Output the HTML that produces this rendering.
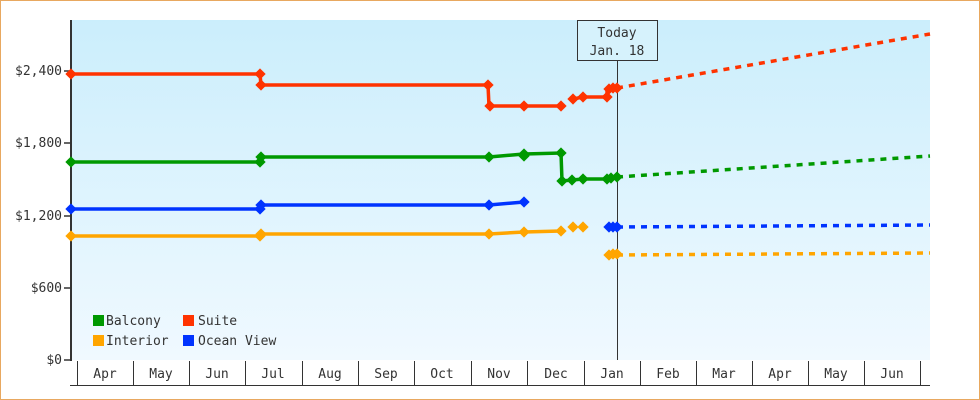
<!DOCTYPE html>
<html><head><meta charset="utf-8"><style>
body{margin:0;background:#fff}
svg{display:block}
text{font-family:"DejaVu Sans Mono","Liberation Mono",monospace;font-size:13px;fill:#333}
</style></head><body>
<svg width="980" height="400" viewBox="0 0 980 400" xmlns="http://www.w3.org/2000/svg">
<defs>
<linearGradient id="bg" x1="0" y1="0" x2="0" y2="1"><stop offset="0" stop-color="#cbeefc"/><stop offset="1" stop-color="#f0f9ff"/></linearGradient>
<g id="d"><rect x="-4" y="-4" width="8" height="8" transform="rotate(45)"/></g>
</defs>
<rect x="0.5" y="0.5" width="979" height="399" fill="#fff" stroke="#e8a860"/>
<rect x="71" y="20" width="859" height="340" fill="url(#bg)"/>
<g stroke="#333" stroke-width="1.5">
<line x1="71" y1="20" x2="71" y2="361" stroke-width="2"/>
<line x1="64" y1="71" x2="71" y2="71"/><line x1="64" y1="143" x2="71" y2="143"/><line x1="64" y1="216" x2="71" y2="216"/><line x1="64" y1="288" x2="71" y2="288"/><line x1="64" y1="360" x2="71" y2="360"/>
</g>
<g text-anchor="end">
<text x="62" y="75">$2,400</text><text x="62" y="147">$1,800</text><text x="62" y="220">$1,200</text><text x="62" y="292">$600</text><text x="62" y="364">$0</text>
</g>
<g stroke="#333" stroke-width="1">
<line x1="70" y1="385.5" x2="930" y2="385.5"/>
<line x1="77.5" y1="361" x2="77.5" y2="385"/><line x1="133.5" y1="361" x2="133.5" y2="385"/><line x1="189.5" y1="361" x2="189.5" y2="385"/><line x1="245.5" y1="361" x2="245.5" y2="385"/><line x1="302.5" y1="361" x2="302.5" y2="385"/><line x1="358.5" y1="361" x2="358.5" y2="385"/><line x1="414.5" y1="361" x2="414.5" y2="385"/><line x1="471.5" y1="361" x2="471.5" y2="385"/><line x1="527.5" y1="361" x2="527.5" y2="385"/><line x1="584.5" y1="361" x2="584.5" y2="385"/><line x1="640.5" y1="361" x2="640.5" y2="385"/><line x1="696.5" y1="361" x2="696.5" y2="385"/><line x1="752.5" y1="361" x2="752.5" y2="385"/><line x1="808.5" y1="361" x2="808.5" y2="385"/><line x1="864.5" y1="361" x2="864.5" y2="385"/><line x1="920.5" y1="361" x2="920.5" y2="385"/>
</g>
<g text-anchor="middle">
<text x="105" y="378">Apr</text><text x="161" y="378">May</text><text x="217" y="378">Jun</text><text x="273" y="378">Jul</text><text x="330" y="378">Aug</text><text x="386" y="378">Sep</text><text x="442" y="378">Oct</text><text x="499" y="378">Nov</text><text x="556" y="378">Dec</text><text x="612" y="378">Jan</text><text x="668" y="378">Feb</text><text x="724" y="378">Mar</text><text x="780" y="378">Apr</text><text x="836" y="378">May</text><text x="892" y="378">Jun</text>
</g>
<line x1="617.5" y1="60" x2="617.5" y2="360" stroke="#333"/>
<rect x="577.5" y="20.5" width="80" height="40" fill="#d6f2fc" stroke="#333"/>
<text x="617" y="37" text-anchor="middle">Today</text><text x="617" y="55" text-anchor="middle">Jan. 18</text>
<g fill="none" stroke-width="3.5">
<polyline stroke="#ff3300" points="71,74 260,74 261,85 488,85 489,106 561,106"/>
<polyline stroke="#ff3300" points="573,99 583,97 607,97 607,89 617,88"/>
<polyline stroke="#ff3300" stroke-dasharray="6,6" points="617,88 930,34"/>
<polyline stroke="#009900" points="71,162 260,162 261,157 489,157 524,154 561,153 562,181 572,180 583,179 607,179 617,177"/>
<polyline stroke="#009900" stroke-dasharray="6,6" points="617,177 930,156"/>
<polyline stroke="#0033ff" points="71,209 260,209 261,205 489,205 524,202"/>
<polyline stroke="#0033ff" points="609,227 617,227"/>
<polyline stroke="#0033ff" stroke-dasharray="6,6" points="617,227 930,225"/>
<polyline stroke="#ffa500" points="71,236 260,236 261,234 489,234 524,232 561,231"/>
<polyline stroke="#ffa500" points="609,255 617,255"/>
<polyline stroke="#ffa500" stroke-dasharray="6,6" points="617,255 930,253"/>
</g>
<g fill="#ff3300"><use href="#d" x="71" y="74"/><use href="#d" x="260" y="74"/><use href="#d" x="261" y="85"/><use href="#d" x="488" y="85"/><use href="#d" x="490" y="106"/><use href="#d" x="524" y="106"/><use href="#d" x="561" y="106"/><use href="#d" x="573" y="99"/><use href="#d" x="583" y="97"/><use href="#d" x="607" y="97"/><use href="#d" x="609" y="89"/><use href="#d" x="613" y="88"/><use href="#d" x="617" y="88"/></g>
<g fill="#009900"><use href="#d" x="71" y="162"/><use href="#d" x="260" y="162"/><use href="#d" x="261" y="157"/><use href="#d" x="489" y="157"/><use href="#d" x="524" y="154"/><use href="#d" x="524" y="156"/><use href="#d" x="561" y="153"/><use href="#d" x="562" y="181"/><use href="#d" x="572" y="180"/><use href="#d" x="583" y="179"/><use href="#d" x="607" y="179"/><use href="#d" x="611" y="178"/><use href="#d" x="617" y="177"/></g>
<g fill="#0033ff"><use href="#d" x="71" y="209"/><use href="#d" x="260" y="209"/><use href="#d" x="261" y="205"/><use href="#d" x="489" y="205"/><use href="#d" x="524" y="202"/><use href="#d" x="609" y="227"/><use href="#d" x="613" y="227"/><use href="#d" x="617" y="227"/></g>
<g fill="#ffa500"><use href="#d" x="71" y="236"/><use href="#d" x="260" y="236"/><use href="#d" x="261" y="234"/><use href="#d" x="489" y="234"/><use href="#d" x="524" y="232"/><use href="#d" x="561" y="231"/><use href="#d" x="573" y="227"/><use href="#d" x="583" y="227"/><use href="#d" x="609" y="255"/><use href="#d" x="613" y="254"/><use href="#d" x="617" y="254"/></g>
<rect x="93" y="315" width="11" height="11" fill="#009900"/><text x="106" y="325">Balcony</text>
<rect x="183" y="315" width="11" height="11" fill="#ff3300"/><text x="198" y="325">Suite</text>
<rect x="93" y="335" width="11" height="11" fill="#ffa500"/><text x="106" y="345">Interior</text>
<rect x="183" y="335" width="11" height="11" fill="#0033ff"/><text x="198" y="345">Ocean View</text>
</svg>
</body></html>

----------------

*Your objective*: Write out the material above once more, exactly as it reads, with no pictures.

*The response*:
Output the HTML that produces this rendering.
<!DOCTYPE html>
<html><head><meta charset="utf-8"><style>
body{margin:0;background:#fff}
svg{display:block}
text{font-family:"DejaVu Sans Mono","Liberation Mono",monospace;font-size:13px;fill:#333}
</style></head><body>
<svg width="980" height="400" viewBox="0 0 980 400" xmlns="http://www.w3.org/2000/svg">
<defs>
<linearGradient id="bg" x1="0" y1="0" x2="0" y2="1"><stop offset="0" stop-color="#cbeefc"/><stop offset="1" stop-color="#f0f9ff"/></linearGradient>
<g id="d"><rect x="-4" y="-4" width="8" height="8" transform="rotate(45)"/></g>
</defs>
<rect x="0.5" y="0.5" width="979" height="399" fill="#fff" stroke="#e8a860"/>
<rect x="71" y="20" width="859" height="340" fill="url(#bg)"/>
<g stroke="#333" stroke-width="1.5">
<line x1="71" y1="20" x2="71" y2="361" stroke-width="2"/>
<line x1="64" y1="71" x2="71" y2="71"/><line x1="64" y1="143" x2="71" y2="143"/><line x1="64" y1="216" x2="71" y2="216"/><line x1="64" y1="288" x2="71" y2="288"/><line x1="64" y1="360" x2="71" y2="360"/>
</g>
<g text-anchor="end">
<text x="62" y="75">$2,400</text><text x="62" y="147">$1,800</text><text x="62" y="220">$1,200</text><text x="62" y="292">$600</text><text x="62" y="364">$0</text>
</g>
<g stroke="#333" stroke-width="1">
<line x1="70" y1="385.5" x2="930" y2="385.5"/>
<line x1="77.5" y1="361" x2="77.5" y2="385"/><line x1="133.5" y1="361" x2="133.5" y2="385"/><line x1="189.5" y1="361" x2="189.5" y2="385"/><line x1="245.5" y1="361" x2="245.5" y2="385"/><line x1="302.5" y1="361" x2="302.5" y2="385"/><line x1="358.5" y1="361" x2="358.5" y2="385"/><line x1="414.5" y1="361" x2="414.5" y2="385"/><line x1="471.5" y1="361" x2="471.5" y2="385"/><line x1="527.5" y1="361" x2="527.5" y2="385"/><line x1="584.5" y1="361" x2="584.5" y2="385"/><line x1="640.5" y1="361" x2="640.5" y2="385"/><line x1="696.5" y1="361" x2="696.5" y2="385"/><line x1="752.5" y1="361" x2="752.5" y2="385"/><line x1="808.5" y1="361" x2="808.5" y2="385"/><line x1="864.5" y1="361" x2="864.5" y2="385"/><line x1="920.5" y1="361" x2="920.5" y2="385"/>
</g>
<g text-anchor="middle">
<text x="105" y="378">Apr</text><text x="161" y="378">May</text><text x="217" y="378">Jun</text><text x="273" y="378">Jul</text><text x="330" y="378">Aug</text><text x="386" y="378">Sep</text><text x="442" y="378">Oct</text><text x="499" y="378">Nov</text><text x="556" y="378">Dec</text><text x="612" y="378">Jan</text><text x="668" y="378">Feb</text><text x="724" y="378">Mar</text><text x="780" y="378">Apr</text><text x="836" y="378">May</text><text x="892" y="378">Jun</text>
</g>
<line x1="617.5" y1="60" x2="617.5" y2="360" stroke="#333"/>
<rect x="577.5" y="20.5" width="80" height="40" fill="#d6f2fc" stroke="#333"/>
<text x="617" y="37" text-anchor="middle">Today</text><text x="617" y="55" text-anchor="middle">Jan. 18</text>
<g fill="none" stroke-width="3.5">
<polyline stroke="#ff3300" points="71,74 260,74 261,85 488,85 489,106 561,106"/>
<polyline stroke="#ff3300" points="573,99 583,97 607,97 607,89 617,88"/>
<polyline stroke="#ff3300" stroke-dasharray="6,6" points="617,88 930,34"/>
<polyline stroke="#009900" points="71,162 260,162 261,157 489,157 524,154 561,153 562,181 572,180 583,179 607,179 617,177"/>
<polyline stroke="#009900" stroke-dasharray="6,6" points="617,177 930,156"/>
<polyline stroke="#0033ff" points="71,209 260,209 261,205 489,205 524,202"/>
<polyline stroke="#0033ff" points="609,227 617,227"/>
<polyline stroke="#0033ff" stroke-dasharray="6,6" points="617,227 930,225"/>
<polyline stroke="#ffa500" points="71,236 260,236 261,234 489,234 524,232 561,231"/>
<polyline stroke="#ffa500" points="609,255 617,255"/>
<polyline stroke="#ffa500" stroke-dasharray="6,6" points="617,255 930,253"/>
</g>
<g fill="#ff3300"><use href="#d" x="71" y="74"/><use href="#d" x="260" y="74"/><use href="#d" x="261" y="85"/><use href="#d" x="488" y="85"/><use href="#d" x="490" y="106"/><use href="#d" x="524" y="106"/><use href="#d" x="561" y="106"/><use href="#d" x="573" y="99"/><use href="#d" x="583" y="97"/><use href="#d" x="607" y="97"/><use href="#d" x="609" y="89"/><use href="#d" x="613" y="88"/><use href="#d" x="617" y="88"/></g>
<g fill="#009900"><use href="#d" x="71" y="162"/><use href="#d" x="260" y="162"/><use href="#d" x="261" y="157"/><use href="#d" x="489" y="157"/><use href="#d" x="524" y="154"/><use href="#d" x="524" y="156"/><use href="#d" x="561" y="153"/><use href="#d" x="562" y="181"/><use href="#d" x="572" y="180"/><use href="#d" x="583" y="179"/><use href="#d" x="607" y="179"/><use href="#d" x="611" y="178"/><use href="#d" x="617" y="177"/></g>
<g fill="#0033ff"><use href="#d" x="71" y="209"/><use href="#d" x="260" y="209"/><use href="#d" x="261" y="205"/><use href="#d" x="489" y="205"/><use href="#d" x="524" y="202"/><use href="#d" x="609" y="227"/><use href="#d" x="613" y="227"/><use href="#d" x="617" y="227"/></g>
<g fill="#ffa500"><use href="#d" x="71" y="236"/><use href="#d" x="260" y="236"/><use href="#d" x="261" y="234"/><use href="#d" x="489" y="234"/><use href="#d" x="524" y="232"/><use href="#d" x="561" y="231"/><use href="#d" x="573" y="227"/><use href="#d" x="583" y="227"/><use href="#d" x="609" y="255"/><use href="#d" x="613" y="254"/><use href="#d" x="617" y="254"/></g>
<rect x="93" y="315" width="11" height="11" fill="#009900"/><text x="106" y="325">Balcony</text>
<rect x="183" y="315" width="11" height="11" fill="#ff3300"/><text x="198" y="325">Suite</text>
<rect x="93" y="335" width="11" height="11" fill="#ffa500"/><text x="106" y="345">Interior</text>
<rect x="183" y="335" width="11" height="11" fill="#0033ff"/><text x="198" y="345">Ocean View</text>
</svg>
</body></html>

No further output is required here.